─── Provided data

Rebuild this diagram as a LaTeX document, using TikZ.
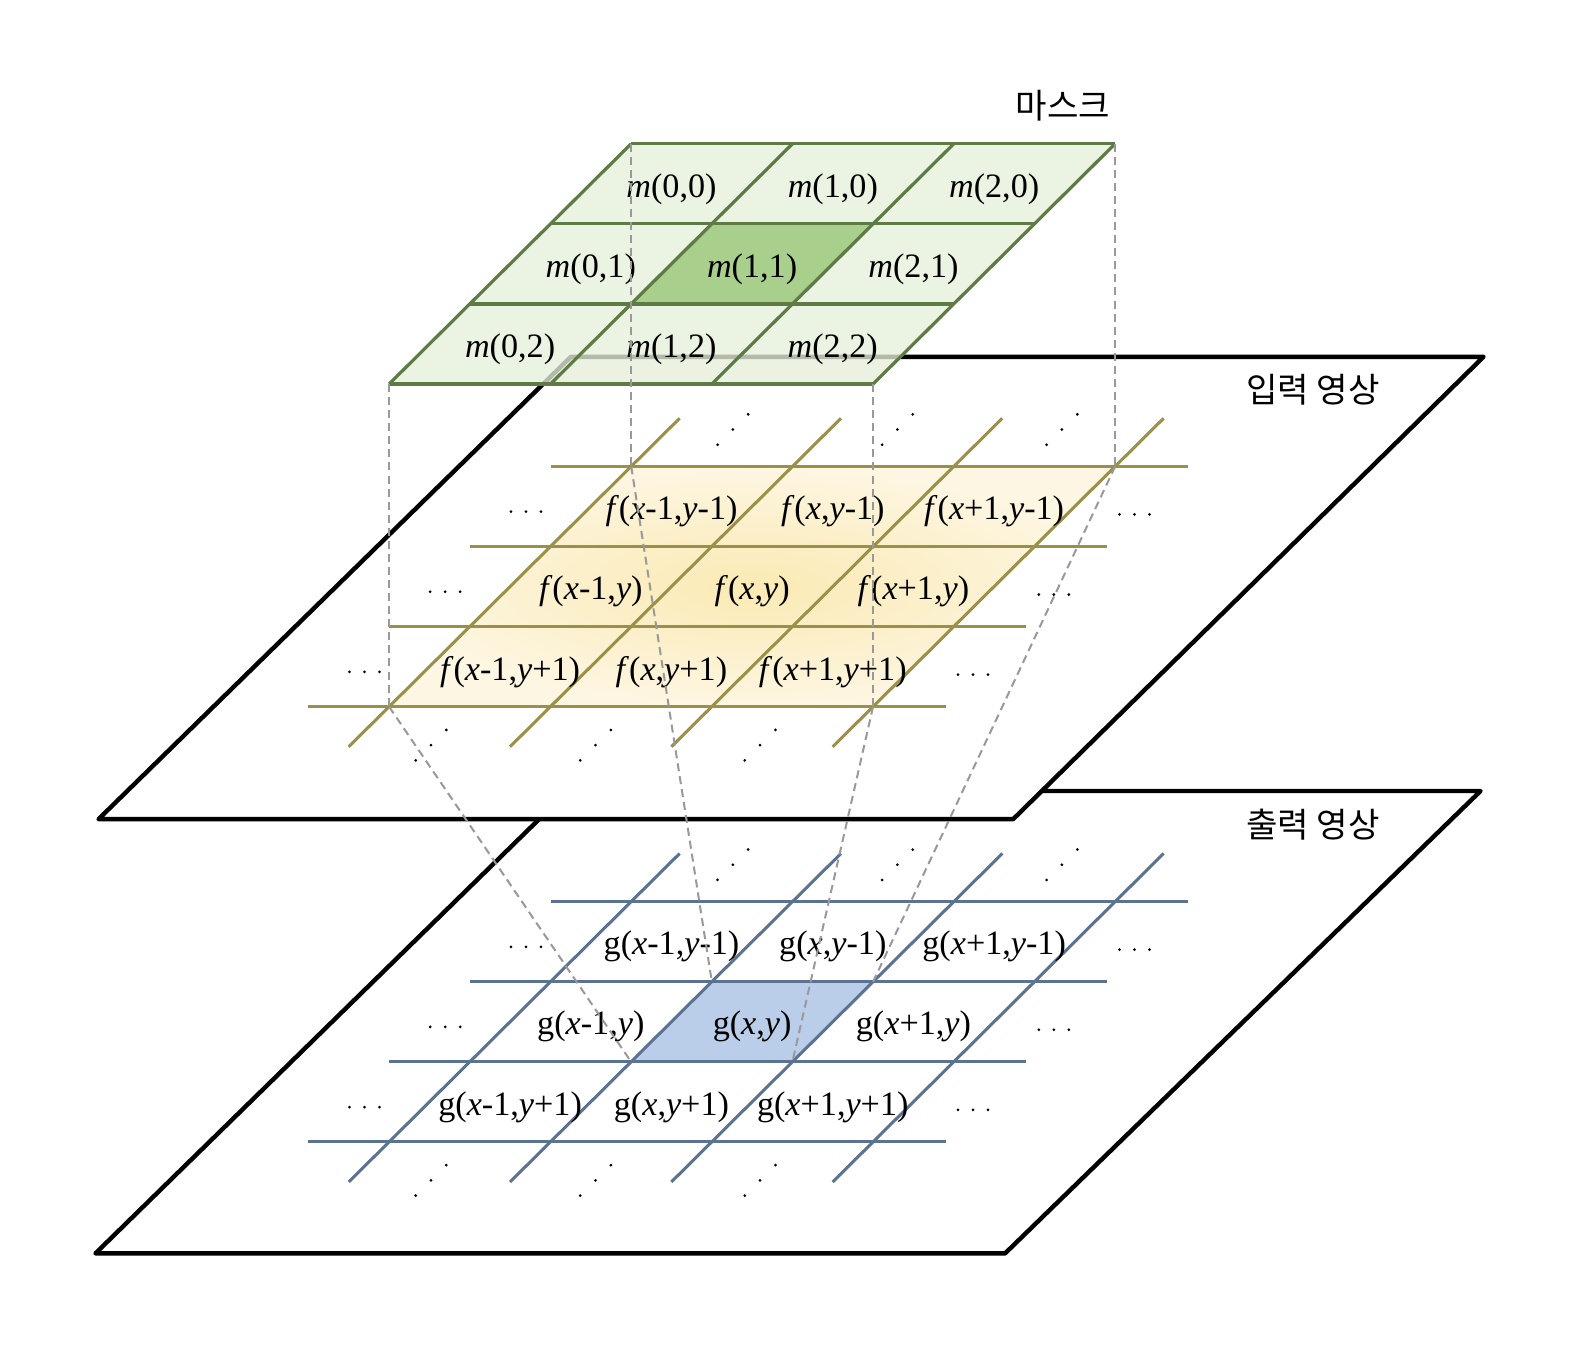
\documentclass[tikz,border=0pt]{standalone}
\usepackage{fontspec}
\setmainfont{Liberation Serif}
\newfontfamily\krfont{Noto Sans CJK KR}
\definecolor{maskline}{HTML}{5E7A45}
\definecolor{maskfill}{HTML}{E6EFDA}
\definecolor{maskmid}{HTML}{A9CF8C}
\definecolor{fline}{HTML}{9A9048}
\definecolor{fin}{HTML}{FBEAB4}
\definecolor{fout}{HTML}{FDF6E2}
\definecolor{gline}{HTML}{5B7391}
\definecolor{gmid}{HTML}{BACEEA}
\usetikzlibrary{calc}

\tikzset{
  plane/.style={draw=black, fill=white, line width=2.2pt},
  lbl/.style={font=\fontsize{17}{20}\selectfont, inner sep=0pt, yshift=-2.5pt},
  title/.style={font=\krfont\fontsize{17}{20}\selectfont, inner sep=0pt},
  proj/.style={draw=gray!80, dash pattern=on 4pt off 2.5pt, line width=1pt},
}
\newcommand{\vx}{\textit{x}}
\newcommand{\vy}{\textit{y}}

\begin{document}
\begin{tikzpicture}[x=0.5pt, y=-0.5pt, line join=round]
  \useasboundingbox (0,0) rectangle (1568,1353);

  % output image plane
  \draw[plane] (95,1247) -- (1000,1247) -- (1473,787) -- (565,787) -- cycle;
  \node[title, anchor=east] (outtitle) at (1373,820) {출력 영상};

  % output grid g, one unit = one pixel cell
  \begin{scope}[shift={(628,897)}, x={(80.25pt,0pt)}, y={(-40.15pt,-39.85pt)}]
    \fill[gmid] (1,1) -- (2,1) -- (2,2) -- (1,2) -- cycle;
    \foreach \r in {0,...,3}
      \draw[gline, line width=1.5pt] (-0.5,\r) -- (3.45,\r);
    \foreach \c in {0,...,3}
      \draw[gline, line width=1.5pt] (\c,-0.6) -- (\c,3.5);
    \coordinate (g-tl) at (1,1);
    \coordinate (g-tr) at (2,1);
    \coordinate (g-bl) at (1,2);
    \coordinate (g-br) at (2,2);

    \node[lbl] (g00) at (0.5,0.5) {g(\vx-1,\vy-1)};
    \node[lbl] (g10) at (1.5,0.5) {g(\vx,\vy-1)};
    \node[lbl] (g20) at (2.5,0.5) {g(\vx+1,\vy-1)};
    \node[lbl] (g01) at (0.5,1.5) {g(\vx-1,\vy)};
    \node[lbl] (g11) at (1.5,1.5) {g(\vx,\vy)};
    \node[lbl] (g21) at (2.5,1.5) {g(\vx+1,\vy)};
    \node[lbl] (g02) at (0.5,2.5) {g(\vx-1,\vy+1)};
    \node[lbl] (g12) at (1.5,2.5) {g(\vx,\vy+1)};
    \node[lbl] (g22) at (2.5,2.5) {g(\vx+1,\vy+1)};

    % ellipsis dots around the grid
    \foreach \r in {0,1,2} {
      \foreach \d in {-1,0,1} {
        \fill (-0.37+0.093*\d, \r+0.565) circle (0.75pt);
        \fill (3.42+0.093*\d, \r+0.6) circle (0.75pt);
      }
    }
    \foreach \c in {0,1,2} {
      \foreach \d in {-1,0,1} {
        \fill (0.4+1.02*\c, -0.46+0.19*\d) circle (0.75pt);
        \fill (0.5+1.02*\c, 3.48+0.19*\d) circle (0.75pt);
      }
    }
  \end{scope}

  % input image plane
  \draw[plane] (98,815) -- (1008,815) -- (1476,355) -- (568,355) -- cycle;
  \node[title, anchor=east] (intitle) at (1373,388) {입력 영상};

  % input grid f
  \begin{scope}[shift={(628,464)}, x={(80.25pt,0pt)}, y={(-40.15pt,-39.85pt)}]
    \shade[inner color=fin, outer color=fout] (0,0) -- (3,0) -- (3,3) -- (0,3) -- cycle;
    \foreach \r in {0,...,3}
      \draw[fline, line width=1.5pt] (-0.5,\r) -- (3.45,\r);
    \foreach \c in {0,...,3}
      \draw[fline, line width=1.5pt] (\c,-0.6) -- (\c,3.5);
    \coordinate (f-tl) at (0,0);
    \coordinate (f-tr) at (3,0);
    \coordinate (f-bl) at (0,3);
    \coordinate (f-br) at (3,3);

    \node[lbl] (f00) at (0.5,0.5) {\textit{f}(\vx-1,\vy-1)};
    \node[lbl] (f10) at (1.5,0.5) {\textit{f}(\vx,\vy-1)};
    \node[lbl] (f20) at (2.5,0.5) {\textit{f}(\vx+1,\vy-1)};
    \node[lbl] (f01) at (0.5,1.5) {\textit{f}(\vx-1,\vy)};
    \node[lbl] (f11) at (1.5,1.5) {\textit{f}(\vx,\vy)};
    \node[lbl] (f21) at (2.5,1.5) {\textit{f}(\vx+1,\vy)};
    \node[lbl] (f02) at (0.5,2.5) {\textit{f}(\vx-1,\vy+1)};
    \node[lbl] (f12) at (1.5,2.5) {\textit{f}(\vx,\vy+1)};
    \node[lbl] (f22) at (2.5,2.5) {\textit{f}(\vx+1,\vy+1)};

    % ellipsis dots around the grid
    \foreach \r in {0,1,2} {
      \foreach \d in {-1,0,1} {
        \fill (-0.37+0.093*\d, \r+0.565) circle (0.75pt);
        \fill (3.42+0.093*\d, \r+0.6) circle (0.75pt);
      }
    }
    \foreach \c in {0,1,2} {
      \foreach \d in {-1,0,1} {
        \fill (0.4+1.02*\c, -0.46+0.19*\d) circle (0.75pt);
        \fill (0.5+1.02*\c, 3.48+0.19*\d) circle (0.75pt);
      }
    }
  \end{scope}

  % 3x3 mask, slightly see-through
  \begin{scope}[shift={(628,143)}, x={(80.25pt,0pt)}, y={(-40.15pt,-39.85pt)}]
    \fill[maskfill, fill opacity=0.78] (0,0) -- (3,0) -- (3,3) -- (0,3) -- cycle;
    \fill[maskmid] (1,1) -- (2,1) -- (2,2) -- (1,2) -- cycle;
    \foreach \k in {0,...,3} {
      \draw[maskline, line width=1.6pt] (0,\k) -- (3,\k);
      \draw[maskline, line width=1.6pt] (\k,0) -- (\k,3);
    }
    \coordinate (m-tl) at (0,0);
    \coordinate (m-tr) at (3,0);
    \coordinate (m-bl) at (0,3);
    \coordinate (m-br) at (3,3);

    \node[lbl] (m00) at (0.5,0.5) {\textit{m}(0,0)};
    \node[lbl] (m10) at (1.5,0.5) {\textit{m}(1,0)};
    \node[lbl] (m20) at (2.5,0.5) {\textit{m}(2,0)};
    \node[lbl] (m01) at (0.5,1.5) {\textit{m}(0,1)};
    \node[lbl] (m11) at (1.5,1.5) {\textit{m}(1,1)};
    \node[lbl] (m21) at (2.5,1.5) {\textit{m}(2,1)};
    \node[lbl] (m02) at (0.5,2.5) {\textit{m}(0,2)};
    \node[lbl] (m12) at (1.5,2.5) {\textit{m}(1,2)};
    \node[lbl] (m22) at (2.5,2.5) {\textit{m}(2,2)};
  \end{scope}
  \node[title, anchor=east] (masktitle) at (1105,105) {마스크};

  % projection lines: mask -> input -> output pixel
  \draw[proj] (m-tl) -- (f-tl);
  \draw[proj] (m-tr) -- (f-tr);
  \draw[proj] (m-bl) -- (f-bl);
  \draw[proj] (m-br) -- (f-br);
  \draw[proj] (f-tl) -- (g-tl);
  \draw[proj] (f-tr) -- (g-tr);
  \draw[proj] (f-bl) -- (g-bl);
  \draw[proj] (f-br) -- (g-br);
\end{tikzpicture}
\end{document}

──────

Without the pictures, transcribe the listing above exactly.

*Task response*:
Rebuild this diagram as a LaTeX document, using TikZ.
\documentclass[tikz,border=0pt]{standalone}
\usepackage{fontspec}
\setmainfont{Liberation Serif}
\newfontfamily\krfont{Noto Sans CJK KR}
\definecolor{maskline}{HTML}{5E7A45}
\definecolor{maskfill}{HTML}{E6EFDA}
\definecolor{maskmid}{HTML}{A9CF8C}
\definecolor{fline}{HTML}{9A9048}
\definecolor{fin}{HTML}{FBEAB4}
\definecolor{fout}{HTML}{FDF6E2}
\definecolor{gline}{HTML}{5B7391}
\definecolor{gmid}{HTML}{BACEEA}
\usetikzlibrary{calc}

\tikzset{
  plane/.style={draw=black, fill=white, line width=2.2pt},
  lbl/.style={font=\fontsize{17}{20}\selectfont, inner sep=0pt, yshift=-2.5pt},
  title/.style={font=\krfont\fontsize{17}{20}\selectfont, inner sep=0pt},
  proj/.style={draw=gray!80, dash pattern=on 4pt off 2.5pt, line width=1pt},
}
\newcommand{\vx}{\textit{x}}
\newcommand{\vy}{\textit{y}}

\begin{document}
\begin{tikzpicture}[x=0.5pt, y=-0.5pt, line join=round]
  \useasboundingbox (0,0) rectangle (1568,1353);

  % output image plane
  \draw[plane] (95,1247) -- (1000,1247) -- (1473,787) -- (565,787) -- cycle;
  \node[title, anchor=east] (outtitle) at (1373,820) {출력 영상};

  % output grid g, one unit = one pixel cell
  \begin{scope}[shift={(628,897)}, x={(80.25pt,0pt)}, y={(-40.15pt,-39.85pt)}]
    \fill[gmid] (1,1) -- (2,1) -- (2,2) -- (1,2) -- cycle;
    \foreach \r in {0,...,3}
      \draw[gline, line width=1.5pt] (-0.5,\r) -- (3.45,\r);
    \foreach \c in {0,...,3}
      \draw[gline, line width=1.5pt] (\c,-0.6) -- (\c,3.5);
    \coordinate (g-tl) at (1,1);
    \coordinate (g-tr) at (2,1);
    \coordinate (g-bl) at (1,2);
    \coordinate (g-br) at (2,2);

    \node[lbl] (g00) at (0.5,0.5) {g(\vx-1,\vy-1)};
    \node[lbl] (g10) at (1.5,0.5) {g(\vx,\vy-1)};
    \node[lbl] (g20) at (2.5,0.5) {g(\vx+1,\vy-1)};
    \node[lbl] (g01) at (0.5,1.5) {g(\vx-1,\vy)};
    \node[lbl] (g11) at (1.5,1.5) {g(\vx,\vy)};
    \node[lbl] (g21) at (2.5,1.5) {g(\vx+1,\vy)};
    \node[lbl] (g02) at (0.5,2.5) {g(\vx-1,\vy+1)};
    \node[lbl] (g12) at (1.5,2.5) {g(\vx,\vy+1)};
    \node[lbl] (g22) at (2.5,2.5) {g(\vx+1,\vy+1)};

    % ellipsis dots around the grid
    \foreach \r in {0,1,2} {
      \foreach \d in {-1,0,1} {
        \fill (-0.37+0.093*\d, \r+0.565) circle (0.75pt);
        \fill (3.42+0.093*\d, \r+0.6) circle (0.75pt);
      }
    }
    \foreach \c in {0,1,2} {
      \foreach \d in {-1,0,1} {
        \fill (0.4+1.02*\c, -0.46+0.19*\d) circle (0.75pt);
        \fill (0.5+1.02*\c, 3.48+0.19*\d) circle (0.75pt);
      }
    }
  \end{scope}

  % input image plane
  \draw[plane] (98,815) -- (1008,815) -- (1476,355) -- (568,355) -- cycle;
  \node[title, anchor=east] (intitle) at (1373,388) {입력 영상};

  % input grid f
  \begin{scope}[shift={(628,464)}, x={(80.25pt,0pt)}, y={(-40.15pt,-39.85pt)}]
    \shade[inner color=fin, outer color=fout] (0,0) -- (3,0) -- (3,3) -- (0,3) -- cycle;
    \foreach \r in {0,...,3}
      \draw[fline, line width=1.5pt] (-0.5,\r) -- (3.45,\r);
    \foreach \c in {0,...,3}
      \draw[fline, line width=1.5pt] (\c,-0.6) -- (\c,3.5);
    \coordinate (f-tl) at (0,0);
    \coordinate (f-tr) at (3,0);
    \coordinate (f-bl) at (0,3);
    \coordinate (f-br) at (3,3);

    \node[lbl] (f00) at (0.5,0.5) {\textit{f}(\vx-1,\vy-1)};
    \node[lbl] (f10) at (1.5,0.5) {\textit{f}(\vx,\vy-1)};
    \node[lbl] (f20) at (2.5,0.5) {\textit{f}(\vx+1,\vy-1)};
    \node[lbl] (f01) at (0.5,1.5) {\textit{f}(\vx-1,\vy)};
    \node[lbl] (f11) at (1.5,1.5) {\textit{f}(\vx,\vy)};
    \node[lbl] (f21) at (2.5,1.5) {\textit{f}(\vx+1,\vy)};
    \node[lbl] (f02) at (0.5,2.5) {\textit{f}(\vx-1,\vy+1)};
    \node[lbl] (f12) at (1.5,2.5) {\textit{f}(\vx,\vy+1)};
    \node[lbl] (f22) at (2.5,2.5) {\textit{f}(\vx+1,\vy+1)};

    % ellipsis dots around the grid
    \foreach \r in {0,1,2} {
      \foreach \d in {-1,0,1} {
        \fill (-0.37+0.093*\d, \r+0.565) circle (0.75pt);
        \fill (3.42+0.093*\d, \r+0.6) circle (0.75pt);
      }
    }
    \foreach \c in {0,1,2} {
      \foreach \d in {-1,0,1} {
        \fill (0.4+1.02*\c, -0.46+0.19*\d) circle (0.75pt);
        \fill (0.5+1.02*\c, 3.48+0.19*\d) circle (0.75pt);
      }
    }
  \end{scope}

  % 3x3 mask, slightly see-through
  \begin{scope}[shift={(628,143)}, x={(80.25pt,0pt)}, y={(-40.15pt,-39.85pt)}]
    \fill[maskfill, fill opacity=0.78] (0,0) -- (3,0) -- (3,3) -- (0,3) -- cycle;
    \fill[maskmid] (1,1) -- (2,1) -- (2,2) -- (1,2) -- cycle;
    \foreach \k in {0,...,3} {
      \draw[maskline, line width=1.6pt] (0,\k) -- (3,\k);
      \draw[maskline, line width=1.6pt] (\k,0) -- (\k,3);
    }
    \coordinate (m-tl) at (0,0);
    \coordinate (m-tr) at (3,0);
    \coordinate (m-bl) at (0,3);
    \coordinate (m-br) at (3,3);

    \node[lbl] (m00) at (0.5,0.5) {\textit{m}(0,0)};
    \node[lbl] (m10) at (1.5,0.5) {\textit{m}(1,0)};
    \node[lbl] (m20) at (2.5,0.5) {\textit{m}(2,0)};
    \node[lbl] (m01) at (0.5,1.5) {\textit{m}(0,1)};
    \node[lbl] (m11) at (1.5,1.5) {\textit{m}(1,1)};
    \node[lbl] (m21) at (2.5,1.5) {\textit{m}(2,1)};
    \node[lbl] (m02) at (0.5,2.5) {\textit{m}(0,2)};
    \node[lbl] (m12) at (1.5,2.5) {\textit{m}(1,2)};
    \node[lbl] (m22) at (2.5,2.5) {\textit{m}(2,2)};
  \end{scope}
  \node[title, anchor=east] (masktitle) at (1105,105) {마스크};

  % projection lines: mask -> input -> output pixel
  \draw[proj] (m-tl) -- (f-tl);
  \draw[proj] (m-tr) -- (f-tr);
  \draw[proj] (m-bl) -- (f-bl);
  \draw[proj] (m-br) -- (f-br);
  \draw[proj] (f-tl) -- (g-tl);
  \draw[proj] (f-tr) -- (g-tr);
  \draw[proj] (f-bl) -- (g-bl);
  \draw[proj] (f-br) -- (g-br);
\end{tikzpicture}
\end{document}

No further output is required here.